--- Start Records to use ---

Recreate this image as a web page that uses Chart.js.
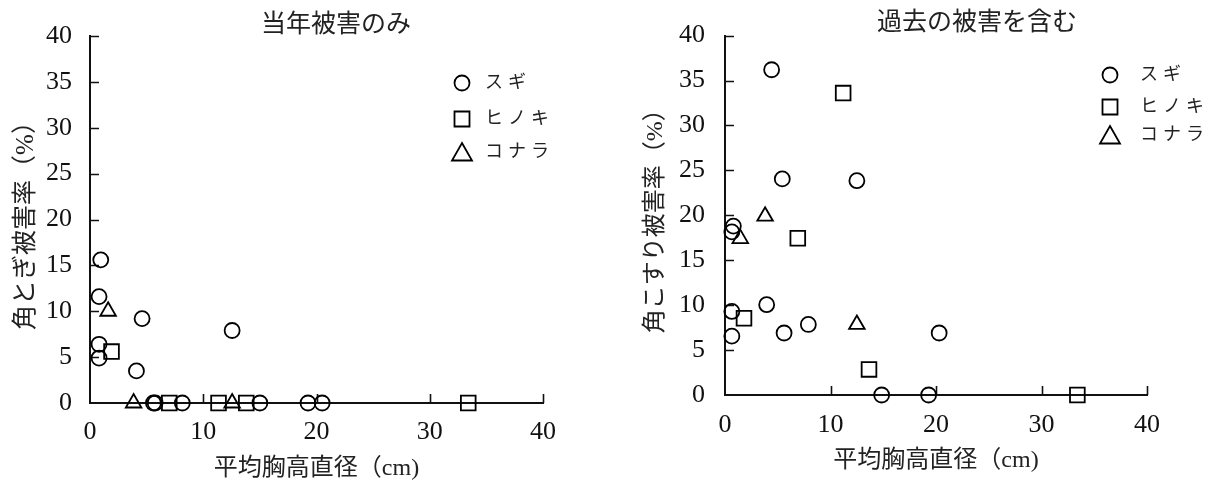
<!DOCTYPE html>
<html lang="ja">
<head>
<meta charset="utf-8">
<title>角とぎ・角こすり被害率と平均胸高直径</title>
<script src="https://cdn.jsdelivr.net/npm/chart.js@4.4.1/dist/chart.umd.min.js"></script>
<style>
    html, body { margin: 0; padding: 0; background: #fff; }
    #wrap { position: relative; width: 1219px; height: 487px; overflow: hidden; }
    #wrap canvas { position: absolute; top: 0; }
    #chart_now { left: 0; }
    #chart_past { left: 600px; }
</style>
</head>
<body>
<div id="wrap">
    <canvas id="chart_now" width="600" height="487"></canvas>
    <canvas id="chart_past" width="619" height="487"></canvas>
</div>
<script>
/* ============================================================
   Scatter panels – 平均胸高直径 vs 被害率
   ============================================================ */

// series / ticks
var speciesNames = ['スギ', 'ヒノキ', 'コナラ'];
var xTickValues = [0, 10, 20, 30, 40];
var yTickValues = [0, 5, 10, 15, 20, 25, 30, 35, 40];

// 当年被害のみ (角とぎ被害率)
var nowSugiX = [0.95, 0.8, 0.8, 0.8, 4.6, 4.1, 12.55, 5.6, 5.75, 8.15, 15.0, 19.25, 20.5];
var nowSugiY = [15.6, 11.6, 6.4, 4.9, 9.2, 3.5, 7.9, 0, 0, 0, 0, 0, 0];
var nowHinokiX = [1.9, 7.0, 11.35, 13.8, 33.4];
var nowHinokiY = [5.6, 0, 0, 0, 0];
var nowKonaraX = [1.6, 3.85, 12.55];
var nowKonaraY = [10.0, 0, 0];

// 過去の被害を含む (角こすり被害率)
var pastSugiX = [4.42, 5.43, 12.5, 0.79, 0.65, 0.65, 0.65, 3.95, 5.6, 7.9, 20.3, 14.85, 19.3];
var pastSugiY = [36.2, 24.05, 23.85, 18.8, 18.15, 9.3, 6.55, 10.05, 6.9, 7.85, 6.9, 0, 0];
var pastHinokiX = [11.2, 6.9, 1.8, 13.65, 33.4];
var pastHinokiY = [33.6, 17.45, 8.55, 2.85, 0];
var pastKonaraX = [3.8, 1.45, 12.5];
var pastKonaraY = [19.9, 17.4, 7.85];

(function () {
    var SERIF = '"Liberation Serif", "Noto Sans CJK JP", serif';
    var INK = '#111';

    var marks = [
        { style: 'circle', radius: 7.5 },
        { style: 'rect', radius: 10.4 },
        { style: 'triangle', radius: 9 }
    ];

    function pairs(xs, ys) {
        return xs.map(function (x, i) { return { x: x, y: ys[i] }; });
    }

    function dataset(i, xs, ys) {
        return {
            label: speciesNames[i],
            data: pairs(xs, ys),
            pointStyle: marks[i].style,
            pointRadius: marks[i].radius,
            pointHoverRadius: marks[i].radius,
            pointBorderColor: '#000',
            pointBackgroundColor: 'rgba(0,0,0,0)',
            pointBorderWidth: 1.8,
            showLine: false,
            clip: false
        };
    }

    /* ── legend marker (own drawing, mirrors point styles) ── */
    function drawMark(ctx, style, cx, cy) {
        ctx.save();
        ctx.letterSpacing = '0px';
        ctx.strokeStyle = '#000';
        ctx.lineWidth = 1.8;
        ctx.beginPath();
        if (style === 'circle') {
            ctx.arc(cx, cy, 7.5, 0, Math.PI * 2);
        } else if (style === 'rect') {
            ctx.rect(cx - 7.5, cy - 7.5, 15, 15);
        } else {
            ctx.moveTo(cx, cy - 9);
            ctx.lineTo(cx + 10, cy + 8.5);
            ctx.lineTo(cx - 10, cy + 8.5);
            ctx.closePath();
        }
        ctx.stroke();
        ctx.restore();
    }

    /* ── inward tick marks ── */
    var innerTicks = {
        id: 'innerTicks',
        beforeDatasetsDraw: function (chart) {
            var x = chart.scales.x, y = chart.scales.y, ctx = chart.ctx, len = 9;
            ctx.save();
            ctx.strokeStyle = INK;
            ctx.lineWidth = 1.6;
            ctx.beginPath();
            x.ticks.forEach(function (t) {
                if (t.value === x.min) return;
                var px = Math.round(x.getPixelForValue(t.value)) + 0.5;
                ctx.moveTo(px, y.bottom);
                ctx.lineTo(px, y.bottom - len);
            });
            y.ticks.forEach(function (t) {
                if (t.value === y.min) return;
                var py = Math.round(y.getPixelForValue(t.value)) + 0.5;
                ctx.moveTo(x.left, py);
                ctx.lineTo(x.left + len, py);
            });
            ctx.stroke();
            ctx.restore();
        }
    };

    /* ── panel title + legend ── */
    var panelText = {
        id: 'panelText',
        afterDraw: function (chart, args, opts) {
            var ctx = chart.ctx;
            ctx.save();
            ctx.fillStyle = '#222';
            ctx.font = '25px ' + SERIF;
            ctx.textAlign = 'center';
            ctx.textBaseline = 'middle';
            ctx.fillText(opts.title, opts.titleX, opts.titleY);

            ctx.font = '18px ' + SERIF;
            ctx.textAlign = 'left';
            chart.data.datasets.forEach(function (ds, i) {
                var ly = opts.legendY[i];
                drawMark(ctx, ds.pointStyle, opts.legendX, ly);
                ctx.letterSpacing = '5px';
                ctx.fillText(ds.label, opts.legendTextX, ly);
            });
            ctx.restore();
        }
    };

    function buildPanel(id, cfg) {
        return new Chart(document.getElementById(id), {
            type: 'scatter',
            data: { datasets: cfg.datasets },
            plugins: [innerTicks, panelText],
            options: {
                responsive: false,
                animation: false,
                devicePixelRatio: 1,
                events: [],
                layout: { padding: cfg.padding },
                plugins: {
                    legend: { display: false },
                    tooltip: { enabled: false },
                    panelText: cfg.text
                },
                scales: {
                    x: {
                        type: 'linear', min: 0, max: 40,
                        afterBuildTicks: function (s) { s.ticks = xTickValues.map(function (v) { return { value: v }; }); },
                        afterFit: function (s) { s.height = cfg.xHeight; },
                        grid: { display: false, drawTicks: false },
                        border: { color: INK, width: 2 },
                        ticks: { color: INK, font: { family: SERIF, size: 26 }, padding: cfg.xTickPad, maxRotation: 0, autoSkip: false },
                        title: { display: true, text: '平均胸高直径（cm)', color: '#222', font: { family: SERIF, size: 24 }, padding: { top: 0, bottom: cfg.xTitlePad } }
                    },
                    y: {
                        type: 'linear', min: 0, max: 40,
                        afterBuildTicks: function (s) { s.ticks = yTickValues.map(function (v) { return { value: v }; }); },
                        afterFit: function (s) { s.width = cfg.yWidth; },
                        grid: { display: false, drawTicks: false },
                        border: { color: INK, width: 2 },
                        ticks: { color: INK, font: { family: SERIF, size: 26 }, padding: cfg.yTickPad, autoSkip: false },
                        title: { display: true, text: cfg.yTitle, color: '#222', font: { family: SERIF, size: cfg.yTitleSize }, padding: { top: cfg.yTitlePad, bottom: 0 } }
                    }
                }
            }
        });
    }

    buildPanel('chart_now', {
        datasets: [
            dataset(0, nowSugiX, nowSugiY),
            dataset(1, nowHinokiX, nowHinokiY),
            dataset(2, nowKonaraX, nowKonaraY)
        ],
        padding: { left: 0, top: 36, right: 57, bottom: 0 },
        yWidth: 90, xHeight: 84,
        xTickPad: 14, yTickPad: 18,
        xTitlePad: 4, yTitlePad: 11, yTitleSize: 25,
        yTitle: '角とぎ被害率（%）',
        text: { title: '当年被害のみ', titleX: 336, titleY: 25, legendX: 462, legendTextX: 485, legendY: [83, 119, 152] }
    });

    buildPanel('chart_past', {
        datasets: [
            dataset(0, pastSugiX, pastSugiY),
            dataset(1, pastHinokiX, pastHinokiY),
            dataset(2, pastKonaraX, pastKonaraY)
        ],
        padding: { left: 0, top: 25, right: 72, bottom: 0 },
        yWidth: 125, xHeight: 92,
        xTickPad: 15, yTickPad: 20,
        xTitlePad: 12, yTitlePad: 41.6, yTitleSize: 24,
        yTitle: '角こすり被害率（%）',
        text: { title: '過去の被害を含む', titleX: 377, titleY: 23, legendX: 510, legendTextX: 540, legendY: [75, 107, 135] }
    });
})();
</script>
</body>
</html>
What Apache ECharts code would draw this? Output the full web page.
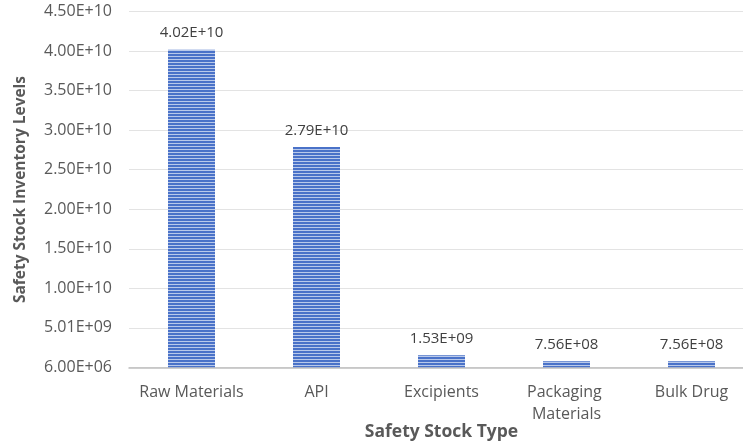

--- End Records to use ---

Task statement: Copy exactly the lines running from the beginning of the listing through the line that has "var nowKonaraY = [10.0, 0, 0];". Drop the pictures.

Answer in full:
Recreate this image as a web page that uses Chart.js.
<!DOCTYPE html>
<html lang="ja">
<head>
<meta charset="utf-8">
<title>角とぎ・角こすり被害率と平均胸高直径</title>
<script src="https://cdn.jsdelivr.net/npm/chart.js@4.4.1/dist/chart.umd.min.js"></script>
<style>
    html, body { margin: 0; padding: 0; background: #fff; }
    #wrap { position: relative; width: 1219px; height: 487px; overflow: hidden; }
    #wrap canvas { position: absolute; top: 0; }
    #chart_now { left: 0; }
    #chart_past { left: 600px; }
</style>
</head>
<body>
<div id="wrap">
    <canvas id="chart_now" width="600" height="487"></canvas>
    <canvas id="chart_past" width="619" height="487"></canvas>
</div>
<script>
/* ============================================================
   Scatter panels – 平均胸高直径 vs 被害率
   ============================================================ */

// series / ticks
var speciesNames = ['スギ', 'ヒノキ', 'コナラ'];
var xTickValues = [0, 10, 20, 30, 40];
var yTickValues = [0, 5, 10, 15, 20, 25, 30, 35, 40];

// 当年被害のみ (角とぎ被害率)
var nowSugiX = [0.95, 0.8, 0.8, 0.8, 4.6, 4.1, 12.55, 5.6, 5.75, 8.15, 15.0, 19.25, 20.5];
var nowSugiY = [15.6, 11.6, 6.4, 4.9, 9.2, 3.5, 7.9, 0, 0, 0, 0, 0, 0];
var nowHinokiX = [1.9, 7.0, 11.35, 13.8, 33.4];
var nowHinokiY = [5.6, 0, 0, 0, 0];
var nowKonaraX = [1.6, 3.85, 12.55];
var nowKonaraY = [10.0, 0, 0];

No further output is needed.